## What is expected
All lines in the data bearing the string "this" should be identified and copied.

** begin Supplied records **

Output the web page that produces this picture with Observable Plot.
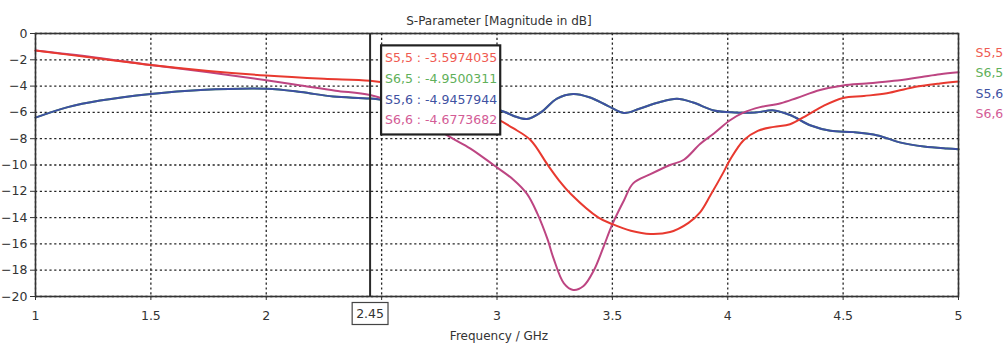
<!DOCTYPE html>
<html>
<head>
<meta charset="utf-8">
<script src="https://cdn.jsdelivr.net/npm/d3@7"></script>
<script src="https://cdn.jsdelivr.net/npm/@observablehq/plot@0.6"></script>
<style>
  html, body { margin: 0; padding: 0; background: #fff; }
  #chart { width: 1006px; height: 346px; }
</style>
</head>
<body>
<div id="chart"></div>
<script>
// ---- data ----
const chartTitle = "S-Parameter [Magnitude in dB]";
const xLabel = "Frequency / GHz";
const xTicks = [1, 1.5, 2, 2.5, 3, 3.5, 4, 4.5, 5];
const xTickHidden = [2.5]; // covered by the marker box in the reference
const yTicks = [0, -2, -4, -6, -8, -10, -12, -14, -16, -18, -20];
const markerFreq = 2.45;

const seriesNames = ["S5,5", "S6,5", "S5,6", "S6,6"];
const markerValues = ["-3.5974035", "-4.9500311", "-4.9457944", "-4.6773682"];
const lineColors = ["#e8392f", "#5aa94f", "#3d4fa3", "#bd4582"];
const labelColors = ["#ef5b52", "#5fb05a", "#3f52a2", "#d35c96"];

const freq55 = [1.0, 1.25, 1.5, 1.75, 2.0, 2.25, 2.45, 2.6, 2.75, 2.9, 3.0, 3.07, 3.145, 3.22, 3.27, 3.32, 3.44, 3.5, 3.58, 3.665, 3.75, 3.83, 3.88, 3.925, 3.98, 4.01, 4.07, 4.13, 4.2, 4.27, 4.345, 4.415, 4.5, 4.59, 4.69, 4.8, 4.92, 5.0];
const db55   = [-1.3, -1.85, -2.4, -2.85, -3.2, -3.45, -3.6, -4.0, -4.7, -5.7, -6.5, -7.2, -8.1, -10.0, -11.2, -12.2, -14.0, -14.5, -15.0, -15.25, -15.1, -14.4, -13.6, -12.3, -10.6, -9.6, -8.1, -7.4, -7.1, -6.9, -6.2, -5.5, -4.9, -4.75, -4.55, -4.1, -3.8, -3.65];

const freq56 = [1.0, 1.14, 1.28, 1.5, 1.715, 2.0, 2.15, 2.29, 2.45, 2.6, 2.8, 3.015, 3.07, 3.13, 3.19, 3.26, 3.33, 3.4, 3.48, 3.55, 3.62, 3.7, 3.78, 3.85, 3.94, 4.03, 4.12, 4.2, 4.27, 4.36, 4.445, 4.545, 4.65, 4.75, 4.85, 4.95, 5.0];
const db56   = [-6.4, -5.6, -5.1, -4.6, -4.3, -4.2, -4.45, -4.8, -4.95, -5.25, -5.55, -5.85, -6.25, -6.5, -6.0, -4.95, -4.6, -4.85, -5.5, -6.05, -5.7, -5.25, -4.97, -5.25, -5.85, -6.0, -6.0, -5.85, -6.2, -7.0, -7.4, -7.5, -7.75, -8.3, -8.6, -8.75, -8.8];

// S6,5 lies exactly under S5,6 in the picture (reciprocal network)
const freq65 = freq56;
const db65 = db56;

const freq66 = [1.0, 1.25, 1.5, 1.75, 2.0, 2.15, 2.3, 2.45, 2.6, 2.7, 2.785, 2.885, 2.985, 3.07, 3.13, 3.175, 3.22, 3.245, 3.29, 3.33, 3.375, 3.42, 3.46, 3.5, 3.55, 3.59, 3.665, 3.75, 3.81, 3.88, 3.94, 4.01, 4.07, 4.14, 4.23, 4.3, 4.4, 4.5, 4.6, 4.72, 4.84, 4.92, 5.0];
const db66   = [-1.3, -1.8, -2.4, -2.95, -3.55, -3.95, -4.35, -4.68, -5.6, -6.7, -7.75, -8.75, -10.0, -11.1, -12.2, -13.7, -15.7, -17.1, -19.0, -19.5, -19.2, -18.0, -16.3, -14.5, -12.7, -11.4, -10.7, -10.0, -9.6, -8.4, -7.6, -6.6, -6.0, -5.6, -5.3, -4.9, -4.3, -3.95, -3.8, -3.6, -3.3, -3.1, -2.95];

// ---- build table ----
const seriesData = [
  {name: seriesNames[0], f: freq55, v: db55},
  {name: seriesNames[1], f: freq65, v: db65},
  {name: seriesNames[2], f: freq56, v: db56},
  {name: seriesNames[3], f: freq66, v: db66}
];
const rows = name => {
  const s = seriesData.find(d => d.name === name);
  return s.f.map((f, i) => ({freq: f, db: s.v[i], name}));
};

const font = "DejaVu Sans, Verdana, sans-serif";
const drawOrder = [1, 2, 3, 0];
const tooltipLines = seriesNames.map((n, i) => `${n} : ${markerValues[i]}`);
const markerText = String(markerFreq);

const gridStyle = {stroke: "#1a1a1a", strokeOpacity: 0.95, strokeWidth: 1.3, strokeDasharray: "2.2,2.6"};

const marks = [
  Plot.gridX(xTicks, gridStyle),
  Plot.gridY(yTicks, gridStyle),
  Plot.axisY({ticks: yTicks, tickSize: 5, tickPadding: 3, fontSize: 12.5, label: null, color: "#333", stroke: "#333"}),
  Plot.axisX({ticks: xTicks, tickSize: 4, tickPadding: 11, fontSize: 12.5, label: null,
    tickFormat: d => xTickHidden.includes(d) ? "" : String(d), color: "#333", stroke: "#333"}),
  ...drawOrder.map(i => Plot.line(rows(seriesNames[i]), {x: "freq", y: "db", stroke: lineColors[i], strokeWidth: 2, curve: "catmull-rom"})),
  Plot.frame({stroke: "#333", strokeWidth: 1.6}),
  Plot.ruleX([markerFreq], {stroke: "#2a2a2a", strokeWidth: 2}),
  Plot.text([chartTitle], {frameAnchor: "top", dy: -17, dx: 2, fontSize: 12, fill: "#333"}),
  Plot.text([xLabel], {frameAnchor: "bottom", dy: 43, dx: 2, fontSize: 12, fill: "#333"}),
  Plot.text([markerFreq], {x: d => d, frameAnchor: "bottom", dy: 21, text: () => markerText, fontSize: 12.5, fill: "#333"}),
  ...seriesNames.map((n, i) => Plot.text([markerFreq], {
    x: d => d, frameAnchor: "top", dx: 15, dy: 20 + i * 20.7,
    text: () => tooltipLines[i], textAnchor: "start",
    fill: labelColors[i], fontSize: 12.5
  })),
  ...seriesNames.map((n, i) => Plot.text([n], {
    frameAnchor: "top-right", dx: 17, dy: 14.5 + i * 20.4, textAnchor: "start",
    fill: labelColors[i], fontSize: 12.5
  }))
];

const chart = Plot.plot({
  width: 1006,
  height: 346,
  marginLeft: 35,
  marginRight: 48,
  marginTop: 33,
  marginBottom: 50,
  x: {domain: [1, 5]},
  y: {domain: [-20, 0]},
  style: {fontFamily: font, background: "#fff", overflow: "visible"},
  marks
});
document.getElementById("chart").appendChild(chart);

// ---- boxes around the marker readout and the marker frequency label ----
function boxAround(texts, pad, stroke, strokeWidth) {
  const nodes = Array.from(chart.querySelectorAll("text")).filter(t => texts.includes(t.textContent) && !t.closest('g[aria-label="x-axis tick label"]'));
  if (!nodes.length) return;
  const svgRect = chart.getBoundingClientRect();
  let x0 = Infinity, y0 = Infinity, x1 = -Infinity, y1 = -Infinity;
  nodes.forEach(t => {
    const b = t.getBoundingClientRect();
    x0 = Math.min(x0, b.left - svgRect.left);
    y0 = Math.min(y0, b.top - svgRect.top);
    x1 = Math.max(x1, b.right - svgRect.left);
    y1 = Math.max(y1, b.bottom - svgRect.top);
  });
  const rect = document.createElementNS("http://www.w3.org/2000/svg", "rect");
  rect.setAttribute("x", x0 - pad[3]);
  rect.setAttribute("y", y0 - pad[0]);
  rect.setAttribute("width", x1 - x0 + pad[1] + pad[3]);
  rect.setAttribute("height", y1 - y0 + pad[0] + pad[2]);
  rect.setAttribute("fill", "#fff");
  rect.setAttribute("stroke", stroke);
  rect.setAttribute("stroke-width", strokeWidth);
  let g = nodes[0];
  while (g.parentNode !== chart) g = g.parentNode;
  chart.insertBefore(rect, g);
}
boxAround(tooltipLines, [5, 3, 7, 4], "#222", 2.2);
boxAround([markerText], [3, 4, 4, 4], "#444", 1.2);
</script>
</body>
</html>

** end Supplied records **
** begin Supplied records **

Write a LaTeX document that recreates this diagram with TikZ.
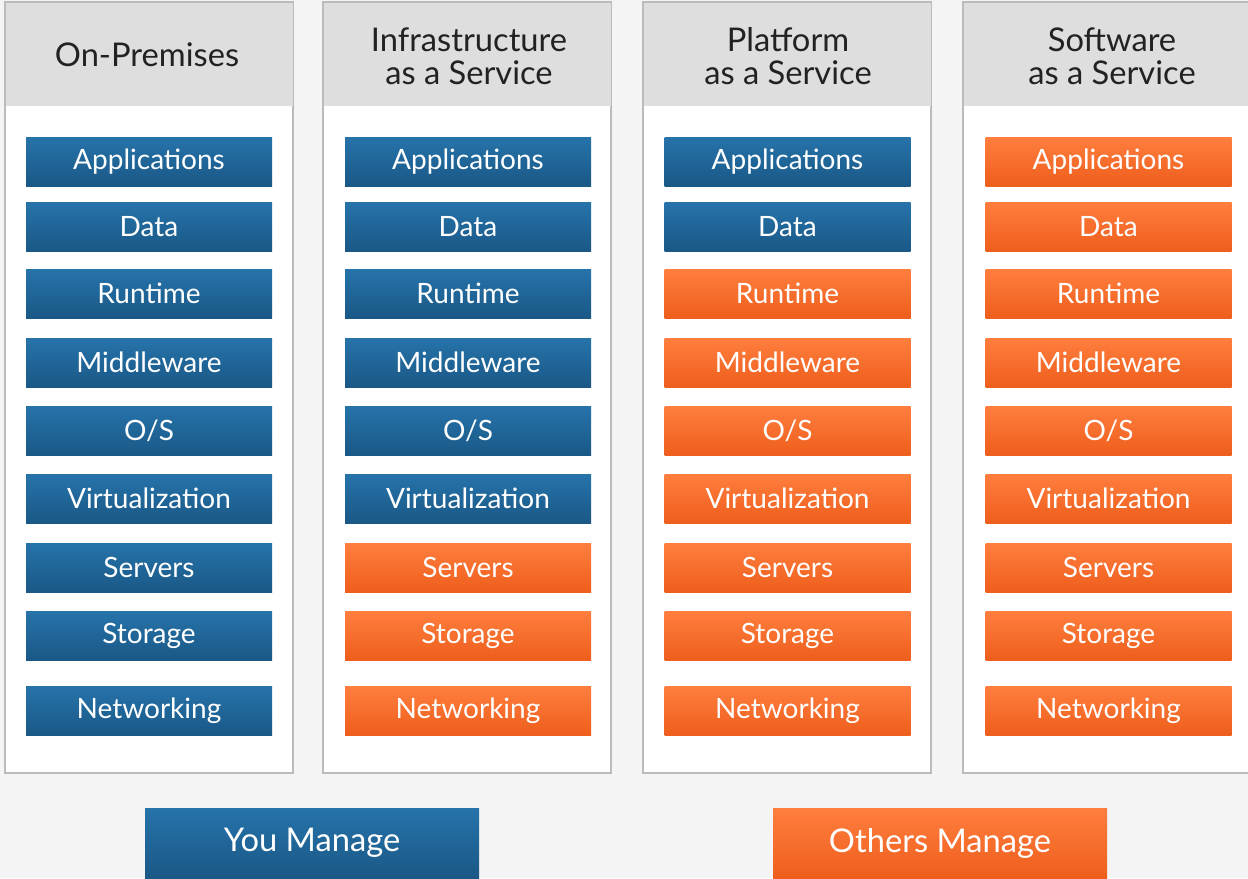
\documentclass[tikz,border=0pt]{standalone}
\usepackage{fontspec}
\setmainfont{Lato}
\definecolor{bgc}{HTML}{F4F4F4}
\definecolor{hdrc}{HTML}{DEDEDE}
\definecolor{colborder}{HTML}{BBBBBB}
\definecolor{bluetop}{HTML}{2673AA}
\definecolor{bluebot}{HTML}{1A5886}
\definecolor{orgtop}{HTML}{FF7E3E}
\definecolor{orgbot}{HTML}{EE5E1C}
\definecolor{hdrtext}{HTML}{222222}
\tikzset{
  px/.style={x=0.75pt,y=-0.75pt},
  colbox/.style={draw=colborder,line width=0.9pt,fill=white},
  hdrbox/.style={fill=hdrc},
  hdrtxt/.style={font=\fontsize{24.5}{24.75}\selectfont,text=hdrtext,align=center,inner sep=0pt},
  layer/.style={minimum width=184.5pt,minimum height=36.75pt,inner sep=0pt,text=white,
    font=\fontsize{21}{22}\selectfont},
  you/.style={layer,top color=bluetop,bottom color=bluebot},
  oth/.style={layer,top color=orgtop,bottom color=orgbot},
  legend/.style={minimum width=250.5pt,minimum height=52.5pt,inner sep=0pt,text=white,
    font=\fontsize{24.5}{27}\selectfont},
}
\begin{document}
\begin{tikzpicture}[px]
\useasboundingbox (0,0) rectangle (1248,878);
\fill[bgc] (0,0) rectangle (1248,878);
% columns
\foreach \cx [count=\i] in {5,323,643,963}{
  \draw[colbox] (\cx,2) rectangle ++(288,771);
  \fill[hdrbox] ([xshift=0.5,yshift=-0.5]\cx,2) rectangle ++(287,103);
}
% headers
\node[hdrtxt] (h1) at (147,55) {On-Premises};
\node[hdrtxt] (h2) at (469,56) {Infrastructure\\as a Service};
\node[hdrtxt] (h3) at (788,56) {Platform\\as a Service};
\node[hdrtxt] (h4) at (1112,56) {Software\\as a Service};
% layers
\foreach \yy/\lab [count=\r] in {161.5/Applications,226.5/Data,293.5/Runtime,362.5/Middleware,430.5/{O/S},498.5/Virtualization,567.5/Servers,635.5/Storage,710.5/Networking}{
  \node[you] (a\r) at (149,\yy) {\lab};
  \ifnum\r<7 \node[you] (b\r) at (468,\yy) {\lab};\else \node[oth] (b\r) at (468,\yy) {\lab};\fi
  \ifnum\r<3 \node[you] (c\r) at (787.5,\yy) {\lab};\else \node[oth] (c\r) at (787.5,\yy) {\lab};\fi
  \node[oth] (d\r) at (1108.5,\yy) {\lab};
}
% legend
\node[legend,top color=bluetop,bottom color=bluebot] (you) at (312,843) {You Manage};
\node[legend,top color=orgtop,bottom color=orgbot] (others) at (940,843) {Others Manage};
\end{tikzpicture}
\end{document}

** end Supplied records **

## Worked answer
Output the web page that produces this picture with Observable Plot.
Write a LaTeX document that recreates this diagram with TikZ.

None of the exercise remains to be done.